MACBSP / 50 ans de molinarisme : Pour toi mon Guido
Deux commissaires, deux générations, deux grands connaisseurs de l’œuvre de Molinari. Entrevue avec une spécialiste et un témoin privilégié de l’histoire de l’art québécois.
Décédé en 2004, Guido Molinari était d’abord et avant tout un peintre, mais il était aussi une personnalité médiatique, un mondain et une grande gueule. Lisa Bouraly, adjointe à la direction de la fondation qui porte le nom du principal intéressé, en parle avec admiration: «C’est sûr que c’est un polémiste, à la fois dans sa bataille pour défendre son opinion que pour défendre les artistes qu’il aimait. C’était quelqu’un qui était très présent pendant toute sa vie sur la place publique.»
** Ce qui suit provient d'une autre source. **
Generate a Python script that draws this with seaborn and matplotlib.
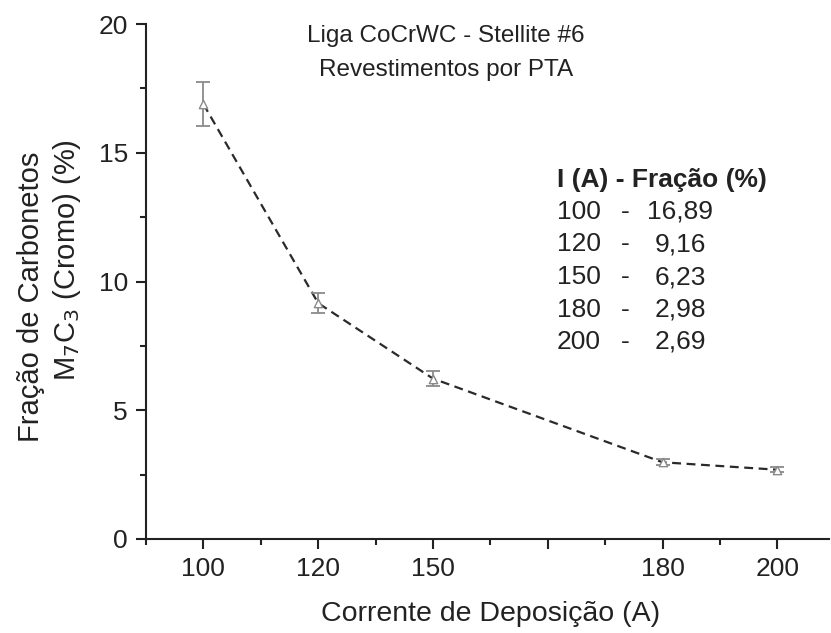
import matplotlib
matplotlib.use("Agg")
import matplotlib.pyplot as plt
import seaborn as sns
import pandas as pd
from matplotlib.ticker import MultipleLocator, FixedLocator, FixedFormatter

# Data
corrente = [100, 120, 150, 180, 200]          # deposition current labels (A)
corrente_eixo = [100, 120, 140, 180, 200]     # position on axis where points are drawn
fracao = [16.89, 9.16, 6.23, 2.98, 2.69]      # M7C3 fraction (%)
erro = [0.85, 0.40, 0.30, 0.12, 0.10]         # error bars
tick_pos = [100, 120, 140, 160, 180, 200]
tick_labels = ["100", "120", "150", "", "180", "200"]

df = pd.DataFrame({"x": corrente_eixo, "y": fracao, "e": erro})

sns.set_style("ticks")
plt.rcParams["font.family"] = ["Liberation Sans", "DejaVu Sans"]

W, H = 831, 633
fig = plt.figure(figsize=(W / 100, H / 100), dpi=100)
AX_L, AX_R, AX_T, AX_B = 146, 829, 24, 539
ax = fig.add_axes([AX_L / W, 1 - AX_B / H, (AX_R - AX_L) / W, (AX_B - AX_T) / H])

sns.lineplot(data=df, x="x", y="y", ax=ax, color="#2a2a2a", linestyle=(0, (4, 2.5)),
             linewidth=1.6, zorder=2)
ax.errorbar(df["x"], df["y"], yerr=df["e"], fmt="none", ecolor="#8a8a8a",
            elinewidth=1.3, capsize=5, capthick=1.3, zorder=3)
sns.scatterplot(data=df, x="x", y="y", ax=ax, marker="^", s=36,
                facecolor="white", edgecolor="#8a8a8a", linewidth=1.0, zorder=4)

ax.set_xlim(90, 209)
ax.set_ylim(0, 20)
ax.xaxis.set_major_locator(FixedLocator(tick_pos))
ax.xaxis.set_major_formatter(FixedFormatter(tick_labels))
ax.xaxis.set_minor_locator(MultipleLocator(10))
ax.yaxis.set_major_locator(MultipleLocator(5))
ax.yaxis.set_minor_locator(MultipleLocator(2.5))

for s in ["top", "right"]:
    ax.spines[s].set_visible(False)
for s in ["left", "bottom"]:
    ax.spines[s].set_linewidth(1.5)
    ax.spines[s].set_color("#222222")

ax.tick_params(which="major", length=7, width=1.5, labelsize=19, direction="out",
               colors="#222222", pad=6)
ax.tick_params(which="minor", length=4, width=1.5, direction="out", colors="#222222")

ax.set_xlabel("")
ax.set_ylabel("")

def fx(px):
    return px / W

def fy(py):
    return 1 - py / H

fig.text(fx(491), fy(614), "Corrente de Deposição (A)", ha="center", va="center",
         fontsize=20.5, color="#222222")
fig.text(fx(31), fy(297), "Fração de Carbonetos", ha="center", va="center",
         rotation=90, fontsize=21, color="#222222")
fig.text(fx(67), fy(260), "M$_7$C$_3$ (Cromo) (%)", ha="center", va="center",
         rotation=90, fontsize=21, color="#222222")

fig.text(fx(446), fy(36), "Liga CoCrWC - Stellite #6", ha="center", va="center",
         fontsize=17.5, color="#222222")
fig.text(fx(446), fy(70), "Revestimentos por PTA", ha="center", va="center",
         fontsize=17.5, color="#222222")

# table text
fig.text(fx(557), fy(180), "I (A) - Fração (%)", ha="left", va="center",
         fontsize=19, fontweight="bold", color="#222222")
for i, (c, f) in enumerate(zip(corrente, fracao)):
    yy = fy(212 + i * 32.5)
    fig.text(fx(557), yy, f"{c}", ha="left", va="center", fontsize=19, color="#222222")
    fig.text(fx(625), yy, "-", ha="center", va="center", fontsize=19, color="#222222")
    fig.text(fx(680), yy, f"{f:.2f}".replace(".", ","), ha="center", va="center",
             fontsize=19, color="#222222")

fig.savefig("out.png", dpi=100)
L’ex-critique d’art et désormais directeur général de la Fondation Molinari, Gilles Daigneault, se souvient, quant à lui, de son grand chum avec une certaine tendresse. «C’était un homme qui était très affable, très riant. Des fois, les gens en avaient peur tant qu’ils ne l’avaient pas rencontré, mais dès qu’on l’avait en face de soi, c’était un homme d’une immense gentillesse, très convivial. Il invitait toujours les gens à parler, donc c’était facile d’être l’ami de Guido.»
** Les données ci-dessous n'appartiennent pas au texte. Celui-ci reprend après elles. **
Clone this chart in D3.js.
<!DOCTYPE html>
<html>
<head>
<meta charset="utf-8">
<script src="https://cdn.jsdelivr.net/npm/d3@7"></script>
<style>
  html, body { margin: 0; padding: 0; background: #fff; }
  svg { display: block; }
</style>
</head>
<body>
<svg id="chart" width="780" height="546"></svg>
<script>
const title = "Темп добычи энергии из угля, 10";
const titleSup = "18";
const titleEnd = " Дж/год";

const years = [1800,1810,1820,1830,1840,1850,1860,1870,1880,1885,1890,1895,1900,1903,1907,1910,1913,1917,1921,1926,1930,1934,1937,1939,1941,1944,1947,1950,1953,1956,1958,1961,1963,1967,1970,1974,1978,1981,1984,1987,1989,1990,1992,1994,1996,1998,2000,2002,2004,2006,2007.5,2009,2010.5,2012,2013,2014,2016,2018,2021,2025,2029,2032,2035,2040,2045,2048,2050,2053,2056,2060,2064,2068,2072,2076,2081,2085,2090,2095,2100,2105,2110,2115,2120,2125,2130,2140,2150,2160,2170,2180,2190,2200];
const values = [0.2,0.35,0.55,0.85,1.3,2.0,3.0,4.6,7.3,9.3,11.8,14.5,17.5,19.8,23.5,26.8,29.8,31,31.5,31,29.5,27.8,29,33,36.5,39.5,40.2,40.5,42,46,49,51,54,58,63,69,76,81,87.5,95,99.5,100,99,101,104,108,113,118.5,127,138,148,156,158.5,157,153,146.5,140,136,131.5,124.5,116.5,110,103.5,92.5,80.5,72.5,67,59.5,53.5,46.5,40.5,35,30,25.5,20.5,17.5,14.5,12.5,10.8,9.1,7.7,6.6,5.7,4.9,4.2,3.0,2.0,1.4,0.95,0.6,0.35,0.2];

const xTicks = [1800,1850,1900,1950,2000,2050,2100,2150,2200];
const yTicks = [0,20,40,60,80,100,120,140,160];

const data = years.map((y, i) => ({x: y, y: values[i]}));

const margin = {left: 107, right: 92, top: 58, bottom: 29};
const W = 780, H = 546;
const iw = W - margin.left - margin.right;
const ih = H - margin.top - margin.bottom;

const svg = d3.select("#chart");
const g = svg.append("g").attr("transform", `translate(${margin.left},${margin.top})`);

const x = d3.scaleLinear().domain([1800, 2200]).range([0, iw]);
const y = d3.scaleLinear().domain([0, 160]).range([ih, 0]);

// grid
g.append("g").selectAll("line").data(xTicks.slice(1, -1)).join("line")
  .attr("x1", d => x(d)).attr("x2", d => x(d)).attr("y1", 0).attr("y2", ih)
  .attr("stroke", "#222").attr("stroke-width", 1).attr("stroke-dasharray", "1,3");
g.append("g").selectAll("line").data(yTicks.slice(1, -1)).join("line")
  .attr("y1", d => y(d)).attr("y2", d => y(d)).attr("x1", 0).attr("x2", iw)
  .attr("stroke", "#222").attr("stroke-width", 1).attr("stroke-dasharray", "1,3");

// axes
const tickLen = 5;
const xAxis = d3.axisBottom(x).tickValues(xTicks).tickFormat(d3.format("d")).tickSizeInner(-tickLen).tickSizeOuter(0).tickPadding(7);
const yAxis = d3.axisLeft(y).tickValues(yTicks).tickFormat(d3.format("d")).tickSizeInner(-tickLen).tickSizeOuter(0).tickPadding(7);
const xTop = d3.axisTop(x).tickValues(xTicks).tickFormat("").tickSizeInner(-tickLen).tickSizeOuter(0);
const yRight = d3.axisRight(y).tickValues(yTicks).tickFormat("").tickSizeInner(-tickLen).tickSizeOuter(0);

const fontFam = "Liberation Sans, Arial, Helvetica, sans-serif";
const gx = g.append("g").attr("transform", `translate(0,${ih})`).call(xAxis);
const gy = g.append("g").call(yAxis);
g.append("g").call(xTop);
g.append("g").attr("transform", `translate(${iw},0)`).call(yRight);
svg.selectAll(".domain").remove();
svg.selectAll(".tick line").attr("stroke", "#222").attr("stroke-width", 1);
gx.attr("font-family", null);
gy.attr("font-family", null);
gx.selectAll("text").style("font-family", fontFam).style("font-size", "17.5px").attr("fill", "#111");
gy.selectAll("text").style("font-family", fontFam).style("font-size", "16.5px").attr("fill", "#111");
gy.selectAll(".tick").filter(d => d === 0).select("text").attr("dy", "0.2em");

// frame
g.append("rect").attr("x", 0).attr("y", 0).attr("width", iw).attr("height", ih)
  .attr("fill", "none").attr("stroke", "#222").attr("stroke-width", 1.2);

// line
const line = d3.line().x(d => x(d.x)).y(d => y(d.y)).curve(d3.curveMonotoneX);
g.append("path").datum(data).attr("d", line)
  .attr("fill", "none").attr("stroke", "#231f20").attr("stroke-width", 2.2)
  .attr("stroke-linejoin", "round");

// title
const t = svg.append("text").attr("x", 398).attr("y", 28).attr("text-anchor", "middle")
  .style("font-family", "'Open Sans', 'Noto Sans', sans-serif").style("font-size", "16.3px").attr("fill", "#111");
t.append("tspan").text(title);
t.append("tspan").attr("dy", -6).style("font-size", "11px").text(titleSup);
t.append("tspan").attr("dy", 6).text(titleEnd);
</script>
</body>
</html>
Chef de file de l’art abstrait pendant plusieurs années et désormais consacré au panthéon imaginaire des peintres les plus influents de l’histoire du pays, le jeune Molinari n’avait toutefois rien de l’enfant chéri aux yeux des critiques du temps ou même des collectionneurs. Au contraire. «C’est quelqu’un qui a toujours fait à sa tête. On n’aimait pas la peinture plasticienne de personne, la sienne encore moins parce qu’elle était plus radicale que les autres. Quand on voulait attaquer la peinture abstraite géométrique, c’est Molinari qui était la tête de Turc. On tapait dessus. Sauf que quelques années après, le monde va tourner à l’envers un tout petit peu. […] celui qui était le mal-aimé devient la superstar.»
L’effronté sympathique
Autodidacte, Molinari commence officiellement sa carrière à 18 ans malgré un prestigieux concours gagné cinq ans plus tôt avec un paysage figuratif. Dès lors, et trois printemps après le Refus global, il ne se gêne pas pour attaquer ceux qu’il aurait pu choisir pour mentors, les automatistes de la bande à Borduas alors très connus et très forts. Daigneault raconte: «Molinari arrive en 1951 là-dedans et il va faire un coup de force. Il va leur dire: « Vous autres, les automatistes, vous prétendez faire des tableaux qui sont purement instinctifs, mais en réalité je vous regarde aller: vous faites un premier geste très instinctif, mais après vous prenez du recul, pis ensuite vous mettez le pouce comme les peintres naturalistes et vous faites une petite tache au coin opposé qui va répondre à l’autre, une complémentaire, etc. Et puis tranquillement vous allez nous ciseler, vous allez nous fignoler un beau petit tableau qui finalement est un beau petit paysage abstrait, mais constamment soumis à une censure esthétique ».»
Pour Molinari, le vrai tableau automatiste se fait les yeux fermés, dans le noir et en vitesse. C’est ce qu’il fera avec sa première série, l’une des nombreuses qu’on peut apprécier dans l’exposition pensée pour Baie-Saint-Paul. Les œuvres de la (longue) période « hard edge » de même que sa production new-yorkaise y sont aussi présentées. «Notre exposition, ça pourrait s’appeler Molinari pour les nuls. Quelqu’un qui ne connaît rien de Molinari et qui se laisse aller doucement va sortir très, très compétent sur Molinari et va découvrir quelqu’un de très complexe, beaucoup plus que ce qu’on dit des fois quand on ne l’aime pas.»